The Grand Bois House
Without cutting down any trees or shaping the land, the house leans on the upper part of the site and cantilevers.
On a hilly terrain cut by the traces of a Roman road and the bed of a stream, two plots of land have been divided. This administrative reality comes in counterpoint to the geology of the land. The constructible area is positioned on a slope, wooded uphill, and overlooks the humid area irrigated by the stream.
The interior revolves around a polygonal common area, whose shape is constrained by all the remaining rooms: bedroom, courtyard, bathroom, office, kitchen, balcony, terrace.

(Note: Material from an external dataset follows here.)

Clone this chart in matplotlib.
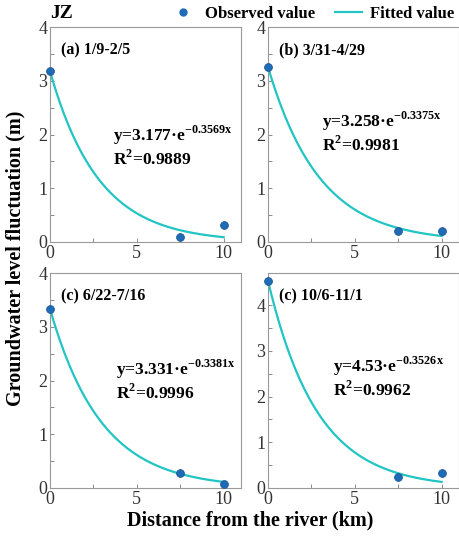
import numpy as np
import matplotlib.pyplot as plt
from matplotlib.ticker import MultipleLocator
from matplotlib.lines import Line2D

# --- dados ---
distancia = [0, 7.5, 10]
paineis = ["(a) 1/9-2/5", "(b) 3/31-4/29", "(c) 6/22-7/16", "(c) 10/6-11/1"]
observado = [
    [3.18, 0.10, 0.32],
    [3.26, 0.20, 0.20],
    [3.33, 0.28, 0.07],
    [4.52, 0.25, 0.33],
]
coef_a = [3.177, 3.258, 3.331, 4.53]
coef_b = [-0.3569, -0.3375, -0.3381, -0.3526]
textos_a = ["3.177", "3.258", "3.331", "4.53"]
textos_b = ["-0.3569", "-0.3375", "-0.3381", "-0.3526"]
r2 = ["0.9889", "0.9981", "0.9996", "0.9962"]
y_max = [4, 4, 4, 4.7]

plt.rcParams["font.family"] = ["Liberation Serif", "DejaVu Serif"]
plt.rcParams["mathtext.fontset"] = "custom"
plt.rcParams["mathtext.rm"] = "Liberation Serif"
plt.rcParams["mathtext.bf"] = "Liberation Serif:bold"

COR_PONTO = "#1e6bb8"
COR_LINHA = "#22c4c4"

fig = plt.figure(figsize=(4.6, 5.45), dpi=100)
W, H = 460, 545
# posições em pixels (esq, topo) de cada painel
posicoes = [(50, 27), (268, 27), (50, 273), (268, 273)]
larg_px, alt_px = 191, 215

# posição das equações na página (x esquerdo, linha de base), em pixels
pos_eq = [(113, 141), (322, 127), (116, 375), (333, 372)]

for i in range(4):
    x0, y0 = posicoes[i]
    ax = fig.add_axes([x0 / W, 1 - (y0 + alt_px) / H, larg_px / W, alt_px / H])
    xx = np.linspace(0, 10, 200)
    ax.plot(xx, coef_a[i] * np.exp(coef_b[i] * xx), color=COR_LINHA, lw=1.6, zorder=2)
    ax.scatter(distancia, observado[i], s=32, color=COR_PONTO,
               edgecolors="#154f8a", linewidths=0.5, zorder=3, clip_on=False)
    ax.set_xlim(0, 11)
    ax.set_ylim(0, y_max[i])
    ax.xaxis.set_major_locator(MultipleLocator(5))
    ax.xaxis.set_minor_locator(MultipleLocator(2.5))
    ax.yaxis.set_major_locator(MultipleLocator(1))
    ax.yaxis.set_minor_locator(MultipleLocator(0.5))
    ax.tick_params(which="both", direction="in", length=3, width=0.6,
                   color="#777777", labelsize=13, labelcolor="#333333", pad=2)
    for s in ax.spines.values():
        s.set_color("#999999")
        s.set_linewidth(0.8)
    ax.text(0.06, 0.93, paineis[i], transform=ax.transAxes, fontsize=11.5,
            fontweight="bold", va="top", ha="left")
    ex, ey = pos_eq[i]
    fig.text(ex / W, 1 - ey / H,
             "y=%s·e$^{\\mathbf{%s x}}$" % (textos_a[i], textos_b[i]),
             fontsize=12.5, fontweight="bold", ha="left", va="baseline")
    fig.text(ex / W, 1 - (ey + 24) / H,
             "R$^{\\mathbf{2}}$=%s" % r2[i],
             fontsize=12.5, fontweight="bold", ha="left", va="baseline")

fig.text(50 / W, 1 - 13 / H, "JZ", fontsize=14, fontweight="bold", va="center")
fig.text(15 / W, 1 - 258 / H, "Groundwater level fluctuation (m)", rotation=90,
         fontsize=14.5, fontweight="bold", ha="center", va="center")
fig.text(250 / W, 1 - 520 / H, "Distance from the river (km)", fontsize=14.5,
         fontweight="bold", ha="center", va="center")

handles = [
    Line2D([], [], marker="o", ls="none", color=COR_PONTO, markersize=5),
    Line2D([], [], color=COR_LINHA, lw=1.6),
]
fig.legend(handles, ["Observed value", "Fitted value"], loc="center left",
           bbox_to_anchor=(170 / W, 1 - 14 / H), ncol=2, frameon=False,
           prop={"weight": "bold", "size": 12}, handlelength=1.6,
           handletextpad=0.5, columnspacing=1.2, borderaxespad=0, borderpad=0)

fig.savefig("out.png", dpi=100)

"MBL Architects’ House in the Woods at Tassin-la-Demi-Lune takes its place in this trajectory of the quest to suspend a glass volume in space, hovering above the ground to leave nature undisturbed. At the same time it takes up equally another duality inherent in the history of the house as transparent belvedere: namely the holding in dramatic tension of the age old quest for the domus as inward facing to foster family life and the dream of contemplating with invisible barriers the macrocosm beyond the house’s transparent walls. By carving an irregular polygonal central space deep within the rectangular glazed steel cage, MBL distinguish between the shared functions of the house – living, dining and the like captioned on the plan with the neologism “vivoir” – and the private spaces of bedrooms and bath. Three terraces create breaks in the membrane of privacy which partially veils the communal space from the wide outdoors (...)". Barry Bergdoll, historian
Built in metal and prefabricated in the workshop, the house is conceived as an autonomous object resting on this complex terrain.
Facades are wrapped in a mesh that filters the views on the nearby buildings to the north and the east.